Plotting code records
= = = = = = =
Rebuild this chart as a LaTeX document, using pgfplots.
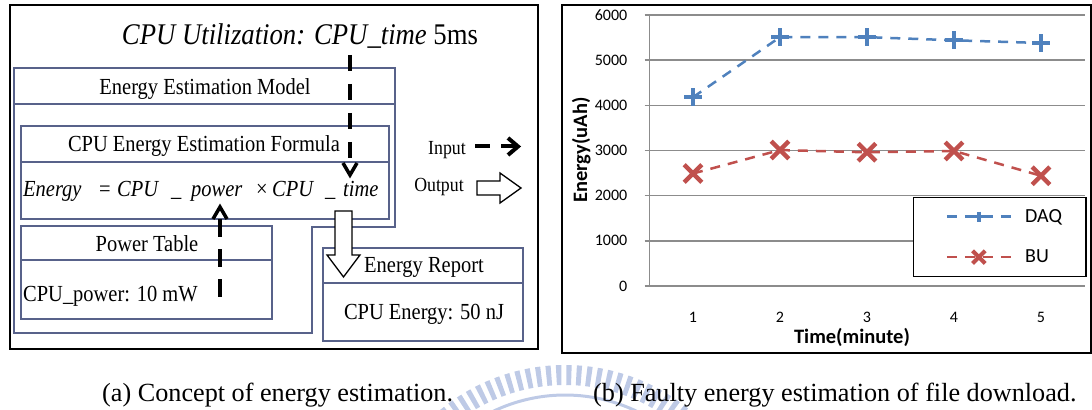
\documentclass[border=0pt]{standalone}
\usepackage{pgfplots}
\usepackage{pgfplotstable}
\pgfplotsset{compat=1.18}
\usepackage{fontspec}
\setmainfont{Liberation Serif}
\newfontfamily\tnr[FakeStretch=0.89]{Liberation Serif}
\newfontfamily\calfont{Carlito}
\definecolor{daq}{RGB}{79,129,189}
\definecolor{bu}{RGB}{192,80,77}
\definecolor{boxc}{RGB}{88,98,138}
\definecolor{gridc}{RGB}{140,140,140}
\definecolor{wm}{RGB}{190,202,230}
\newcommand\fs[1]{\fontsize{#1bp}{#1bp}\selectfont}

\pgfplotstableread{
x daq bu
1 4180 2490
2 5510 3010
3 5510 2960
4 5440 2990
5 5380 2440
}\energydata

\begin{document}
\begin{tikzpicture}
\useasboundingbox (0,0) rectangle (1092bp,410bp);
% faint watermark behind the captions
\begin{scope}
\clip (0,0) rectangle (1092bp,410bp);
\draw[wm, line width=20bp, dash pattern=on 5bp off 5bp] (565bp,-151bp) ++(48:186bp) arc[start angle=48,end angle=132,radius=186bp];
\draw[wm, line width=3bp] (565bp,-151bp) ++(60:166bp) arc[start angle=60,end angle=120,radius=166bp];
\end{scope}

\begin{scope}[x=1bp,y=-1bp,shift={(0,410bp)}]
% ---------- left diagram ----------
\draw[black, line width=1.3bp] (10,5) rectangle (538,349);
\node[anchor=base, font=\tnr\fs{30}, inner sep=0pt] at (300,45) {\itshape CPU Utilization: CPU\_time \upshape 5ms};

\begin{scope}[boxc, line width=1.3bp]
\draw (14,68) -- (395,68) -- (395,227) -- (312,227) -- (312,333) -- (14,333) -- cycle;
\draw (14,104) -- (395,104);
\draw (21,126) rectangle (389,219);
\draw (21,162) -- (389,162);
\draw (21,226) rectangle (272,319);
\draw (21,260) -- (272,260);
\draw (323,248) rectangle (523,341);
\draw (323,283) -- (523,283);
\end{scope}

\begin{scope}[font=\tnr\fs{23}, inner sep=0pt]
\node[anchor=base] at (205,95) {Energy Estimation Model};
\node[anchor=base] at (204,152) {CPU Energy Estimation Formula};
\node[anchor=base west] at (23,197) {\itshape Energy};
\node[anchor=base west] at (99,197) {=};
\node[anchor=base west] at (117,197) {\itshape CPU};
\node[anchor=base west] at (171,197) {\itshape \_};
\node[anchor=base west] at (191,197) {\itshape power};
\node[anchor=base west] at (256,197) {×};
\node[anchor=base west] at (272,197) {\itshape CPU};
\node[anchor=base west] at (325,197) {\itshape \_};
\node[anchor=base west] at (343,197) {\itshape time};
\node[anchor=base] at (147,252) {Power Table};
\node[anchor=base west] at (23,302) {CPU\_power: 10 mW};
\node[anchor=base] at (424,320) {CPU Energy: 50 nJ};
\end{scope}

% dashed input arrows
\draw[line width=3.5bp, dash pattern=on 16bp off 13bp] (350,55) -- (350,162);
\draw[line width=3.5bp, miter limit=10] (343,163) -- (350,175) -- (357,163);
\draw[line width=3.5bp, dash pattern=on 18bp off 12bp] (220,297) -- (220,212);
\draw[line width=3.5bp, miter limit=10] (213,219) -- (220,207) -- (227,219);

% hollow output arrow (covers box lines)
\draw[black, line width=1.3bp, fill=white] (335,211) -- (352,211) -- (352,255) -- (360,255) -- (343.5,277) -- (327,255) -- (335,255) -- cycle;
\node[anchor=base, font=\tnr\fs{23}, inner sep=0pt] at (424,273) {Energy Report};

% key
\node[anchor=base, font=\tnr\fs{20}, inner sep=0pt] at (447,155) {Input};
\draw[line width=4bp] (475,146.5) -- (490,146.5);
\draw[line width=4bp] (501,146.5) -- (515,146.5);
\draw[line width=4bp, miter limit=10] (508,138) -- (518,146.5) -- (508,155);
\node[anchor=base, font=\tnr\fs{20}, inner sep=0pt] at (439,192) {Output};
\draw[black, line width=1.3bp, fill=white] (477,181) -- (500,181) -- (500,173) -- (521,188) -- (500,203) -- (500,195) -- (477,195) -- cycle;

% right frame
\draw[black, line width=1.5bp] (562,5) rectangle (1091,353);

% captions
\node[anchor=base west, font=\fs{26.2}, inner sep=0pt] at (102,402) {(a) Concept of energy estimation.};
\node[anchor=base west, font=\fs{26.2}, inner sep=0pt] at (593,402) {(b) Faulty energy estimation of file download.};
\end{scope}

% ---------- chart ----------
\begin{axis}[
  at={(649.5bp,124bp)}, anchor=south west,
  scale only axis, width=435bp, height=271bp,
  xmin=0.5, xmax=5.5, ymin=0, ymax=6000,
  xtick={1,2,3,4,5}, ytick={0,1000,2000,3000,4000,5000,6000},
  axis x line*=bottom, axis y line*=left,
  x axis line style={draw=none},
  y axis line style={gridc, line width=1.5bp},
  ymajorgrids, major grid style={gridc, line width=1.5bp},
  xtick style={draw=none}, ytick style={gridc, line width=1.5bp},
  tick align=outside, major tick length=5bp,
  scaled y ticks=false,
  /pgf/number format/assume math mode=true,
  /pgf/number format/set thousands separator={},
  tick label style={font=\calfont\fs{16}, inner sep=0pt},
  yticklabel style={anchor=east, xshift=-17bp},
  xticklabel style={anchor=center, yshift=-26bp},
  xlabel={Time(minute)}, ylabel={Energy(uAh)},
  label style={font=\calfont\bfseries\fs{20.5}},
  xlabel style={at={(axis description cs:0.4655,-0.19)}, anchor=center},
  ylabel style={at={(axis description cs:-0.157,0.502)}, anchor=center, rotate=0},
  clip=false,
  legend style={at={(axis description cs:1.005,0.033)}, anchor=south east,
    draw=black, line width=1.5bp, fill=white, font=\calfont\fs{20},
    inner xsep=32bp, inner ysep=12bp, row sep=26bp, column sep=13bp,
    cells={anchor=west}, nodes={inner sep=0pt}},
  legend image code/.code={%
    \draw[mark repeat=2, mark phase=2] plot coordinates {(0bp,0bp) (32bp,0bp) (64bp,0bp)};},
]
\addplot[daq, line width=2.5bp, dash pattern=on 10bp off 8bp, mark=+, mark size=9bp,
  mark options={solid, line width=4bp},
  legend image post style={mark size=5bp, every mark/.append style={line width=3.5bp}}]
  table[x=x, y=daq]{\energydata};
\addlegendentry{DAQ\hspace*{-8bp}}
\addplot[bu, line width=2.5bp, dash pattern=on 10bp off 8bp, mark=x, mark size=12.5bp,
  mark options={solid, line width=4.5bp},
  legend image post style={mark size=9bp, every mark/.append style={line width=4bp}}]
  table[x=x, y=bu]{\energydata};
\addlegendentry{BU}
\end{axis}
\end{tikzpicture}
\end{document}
= = = = = = =
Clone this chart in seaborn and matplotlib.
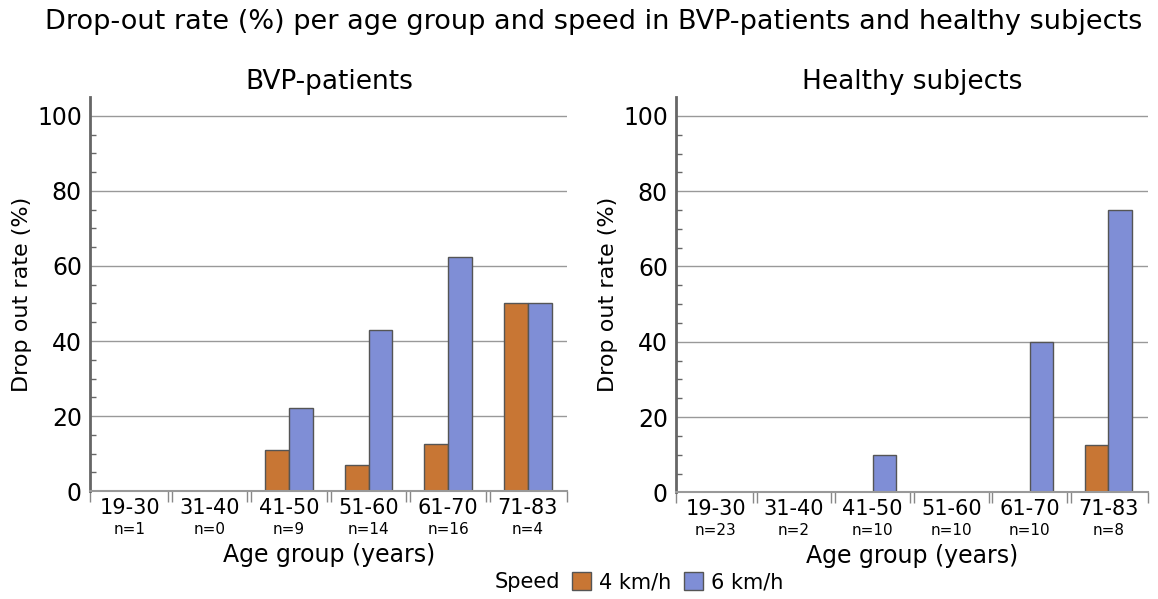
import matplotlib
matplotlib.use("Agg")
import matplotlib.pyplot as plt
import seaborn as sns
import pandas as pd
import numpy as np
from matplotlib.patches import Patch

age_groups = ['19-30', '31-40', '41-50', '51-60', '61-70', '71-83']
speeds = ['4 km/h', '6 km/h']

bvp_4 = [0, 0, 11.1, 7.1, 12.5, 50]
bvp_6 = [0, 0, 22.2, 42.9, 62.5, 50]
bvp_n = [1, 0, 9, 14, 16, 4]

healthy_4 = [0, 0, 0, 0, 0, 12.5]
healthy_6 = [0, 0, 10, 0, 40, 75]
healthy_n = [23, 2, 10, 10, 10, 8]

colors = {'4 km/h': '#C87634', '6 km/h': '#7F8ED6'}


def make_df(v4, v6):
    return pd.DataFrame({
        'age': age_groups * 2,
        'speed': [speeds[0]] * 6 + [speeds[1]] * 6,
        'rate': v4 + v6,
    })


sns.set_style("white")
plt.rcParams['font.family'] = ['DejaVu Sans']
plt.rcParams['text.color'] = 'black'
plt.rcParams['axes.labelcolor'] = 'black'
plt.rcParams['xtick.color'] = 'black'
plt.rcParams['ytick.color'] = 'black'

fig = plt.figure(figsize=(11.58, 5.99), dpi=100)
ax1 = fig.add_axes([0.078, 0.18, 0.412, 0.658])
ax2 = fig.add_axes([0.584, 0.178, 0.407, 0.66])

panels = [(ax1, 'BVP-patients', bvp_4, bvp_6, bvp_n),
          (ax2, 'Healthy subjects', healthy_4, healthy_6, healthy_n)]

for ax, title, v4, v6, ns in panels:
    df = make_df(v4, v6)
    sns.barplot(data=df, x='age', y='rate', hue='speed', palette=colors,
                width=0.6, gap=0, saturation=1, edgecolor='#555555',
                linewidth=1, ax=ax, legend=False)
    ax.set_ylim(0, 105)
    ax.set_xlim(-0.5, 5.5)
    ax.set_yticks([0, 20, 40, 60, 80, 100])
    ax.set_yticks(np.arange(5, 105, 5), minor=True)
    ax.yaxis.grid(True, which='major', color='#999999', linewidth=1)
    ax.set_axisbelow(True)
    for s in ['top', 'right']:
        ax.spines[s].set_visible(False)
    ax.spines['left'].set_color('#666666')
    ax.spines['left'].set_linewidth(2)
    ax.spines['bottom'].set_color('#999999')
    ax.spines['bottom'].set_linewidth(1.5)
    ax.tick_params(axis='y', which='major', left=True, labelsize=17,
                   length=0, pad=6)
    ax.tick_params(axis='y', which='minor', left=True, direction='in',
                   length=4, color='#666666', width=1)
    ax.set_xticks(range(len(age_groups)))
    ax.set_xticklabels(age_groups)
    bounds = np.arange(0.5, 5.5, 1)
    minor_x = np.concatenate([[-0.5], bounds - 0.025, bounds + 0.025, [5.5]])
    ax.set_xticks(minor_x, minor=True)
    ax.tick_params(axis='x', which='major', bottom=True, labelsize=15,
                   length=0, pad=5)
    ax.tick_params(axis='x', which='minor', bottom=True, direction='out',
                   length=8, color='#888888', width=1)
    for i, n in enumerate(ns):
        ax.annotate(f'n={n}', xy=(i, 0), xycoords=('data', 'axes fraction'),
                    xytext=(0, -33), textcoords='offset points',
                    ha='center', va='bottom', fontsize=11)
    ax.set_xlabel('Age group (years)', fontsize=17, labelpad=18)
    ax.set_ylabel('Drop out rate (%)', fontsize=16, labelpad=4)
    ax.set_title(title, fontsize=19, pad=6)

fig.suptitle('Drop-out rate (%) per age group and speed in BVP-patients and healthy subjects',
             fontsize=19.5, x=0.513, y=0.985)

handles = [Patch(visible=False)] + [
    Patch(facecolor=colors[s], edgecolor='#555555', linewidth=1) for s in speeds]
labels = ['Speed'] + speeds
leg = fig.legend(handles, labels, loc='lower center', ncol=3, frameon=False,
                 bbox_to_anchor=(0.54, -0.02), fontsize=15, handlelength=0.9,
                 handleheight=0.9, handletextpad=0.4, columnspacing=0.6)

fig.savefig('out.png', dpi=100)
= = = = = = =
Give the number of lines containing the word "chart". No other answer is needed.

3